A person charged with defilement is entitled to raise a defence that he was misled by the complainant to believe that she is an adult. Section 8(5) & 6 of the Sexual Offences Act provides:-
“8(5) It is a defence to a charge under this section if -
(a) it is proved that such child, deceived the accused person into
believing that he or she was over the age of eighteen years
at the time of the alleged commission of the offence; and
(b) the accused reasonably believed that the child was over the
age of eighteen years.
(6) The belief referred to in subsection (5) (b) is to be determined
having regard to all the circumstances, including any steps the accused
person took to ascertain the age of the complainant.”
The appellant has not demonstrated the steps he took to confirm whether the complainant was an adult. His allegation was a sham. The claim that they were friends for a long time cannot hold as he never stated that she asked her age. She was a minor who could not give consent to sexual activity
In the circumstances, I thus opine that the prosecution did prove against the Appellant to requisite standard.
b. Whether the sentence was excessive in the circumstances
23. Ground no. 4 of the Appeal is addressed under this head.
24. Sentencing remains pre-eminently within the discretion of the sentencing court.
25. In the case of Phenellah Nanjala (supra) relied on by the Appellant, the court therein invoked the dictum in the celebrated Muruatetu decision (Francis Karioko Muruatetu & Another -vs- Republic – Petition No. 154 of 2015) and expressed itself as follows:
“Minimum sentences that are prescribed by any legislation deprive the courts of its discretion and undermines its independence in decision making upon interrogation of circumstances pertaining to the Commission of the offence, and in most cases such sentences are not consumerate and proportionate to the offences committed and the victim reports impact and therefore poses serious injustices to the offenders - See Nyamawi Nyawa -vs- Republic (2014) e KLR.”

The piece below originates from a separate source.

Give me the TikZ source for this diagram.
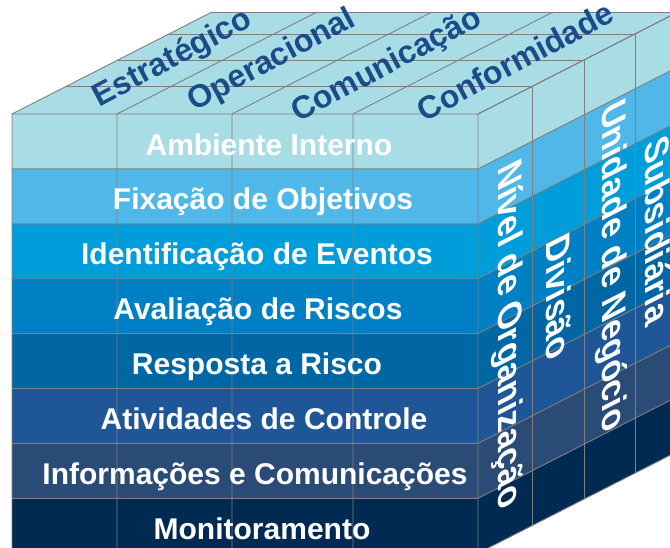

26. However, fresh directives in interpreting the Muruatetu’s case have since been given by the Supreme Court of Kenya to the effect that the said decision only relates to murder cases.
27. Section 8(3) of the Sexual Offence Act provides that:
“A person who commits an offence of defilement with a child between the age of twelve and fifteen years is liable upon conviction to imprisonment for a term of not less than twenty years.”
The sentence imposed was the bare minimum provided.
28. In this case, the Appellant was a government employee working in the Tharaka Nithi County Government Department of Revenue. He was 26 years old at the time of the commission of the offence. The Appellant also indicated in his mitigation that he had a wife and two children. In my view, he ought to have known better than commit the offence in question. As such, I opine that the sentence meted out is justifiable and not excessive in the circumstances.
29. From the foregoing, it is my view that this appeal is not merited and is dismissed.
DATED, SIGNED AND DELIVERED AT CHUKA THIS 16TH DAY OF DECEMBER, 2021.